先日の東大の卒業式のときのこと。ブログでも記事を書きましたが、わたしは両親とともにスタジオで卒業写真を撮影しました。

そこで、母とわたしがそれぞれ手が離せないときに、父が呼ばれて写真撮影の受付に行ったのです。

 

しばらくすると、「わかんないよ」という父の苛立った声と、あわてて父のところに駆けつける母の姿が飛び込んできました。

わたしも支度が終わって急いで受付に向かうと、受付書類を前に途方にくれている両親がいました。

 

彼らは、わたしが取得する学位が、「学士」なのか、「修士」なのか、「博士」なのかがわからなかった。

どれに丸をつけていいかわからず、戸惑っていたのでした。

 

中高生の読者の皆さんもいるので解説しておくと、一般的に4年制大学では、4年間で取得するのが「学士」、その後大学院に2年ほど行って取得するのが「修士」、その次に一部の人が取得するのが「博士」です。

修士はマスターとも呼ばれ、たとえば修士1年生(大学院1年生)のことはmasterの頭文字をとって「M1(えむいち)」といいます。「みおりんっていま何年生だっけ?」「わたし、M1だよ」みたいな感じで使います。ちなみに博士はdoctorで「D1」などと言います。学部生(1〜4年生)は「B1」などと表せますが、口頭ではなぜかあまり使いません(普通に「1年です」とか「学部1年です」っていうことが多い気がする)。

 

わたしは、大学の学士と修士の区別がわからない両親に育ててもらい、大学に行かせてもらったんだ。

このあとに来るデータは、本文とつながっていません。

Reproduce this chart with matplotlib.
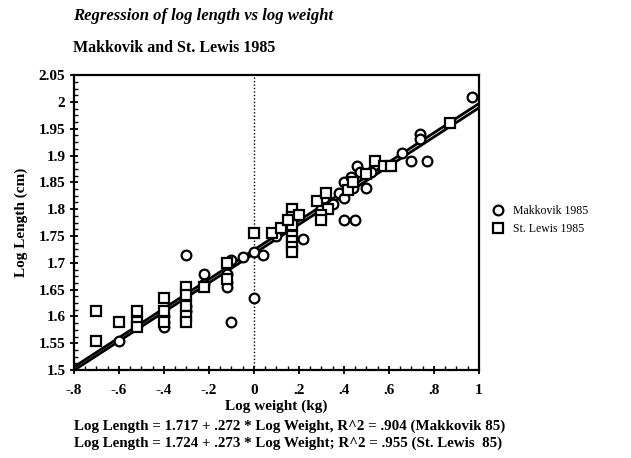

そのことの重みを強く感じました。勉強ができなかったわけではない二人が、違う家庭環境なら享受できたかもしれない楽しい大学生活。それを得られなかった結果として、知ることのできなかった大学の様々な基本的な制度。

 

正直ほんの一瞬だけ「どうしてそんなことも知らないの?」と思ってしまった自分を心から責めました。

躊躇いなく「学士」に丸をつけられる同級生たちの親たちが、別に羨ましかったわけでも妬ましかったわけでもなかったのに。

 

でも、当然のように大卒や高学歴の両親に育てられた多くの東大生は、きっとひとから指摘されて初めて「環境」のありがたみを確認できるのかもしれません。(とはいえ、東大生の多くは普段から感謝というものはしていると思います😊)

 

 

「東大女子」はつづく

話を戻して、「東大女子」というものについて。

わたしがこの肩書きを使うのは、そうすることで役立つ情報をより多くの人に届けられるという期待か、それによってお金を生み出せるという判断のどちらかがあるときだけです。そしてその際には同時に、東大女子というものに対しての拒絶やバッシングの可能性も覚悟しています。(まあ、わたしなんか完全になんちゃって寄りの東大生なので、あまり叩いても仕方ない人材ですけど😥笑)

 

ですが、好むと好まざるとに関わらず、このアイデンティティを背負って生きていくことには変わりありません。

それをどう使うのかは自分次第。同時に、「東大女子のみおりん」ではなく単なる「みおりん」として価値を感じてもらえるような、豊かな人間に早くなりたいものです。

 

 

※今回書いたことはわたしの実体験に基づいていますが、「すべての東大生・東大女子・東大男子がこうだよ」という意味ではありません。東大には学部だけで1万人を超える学生がいますので、大学で体験する物事も様々です。あくまで「こんな感じの東大女子エピソードもあるんだ」と捉えていただければ幸いです。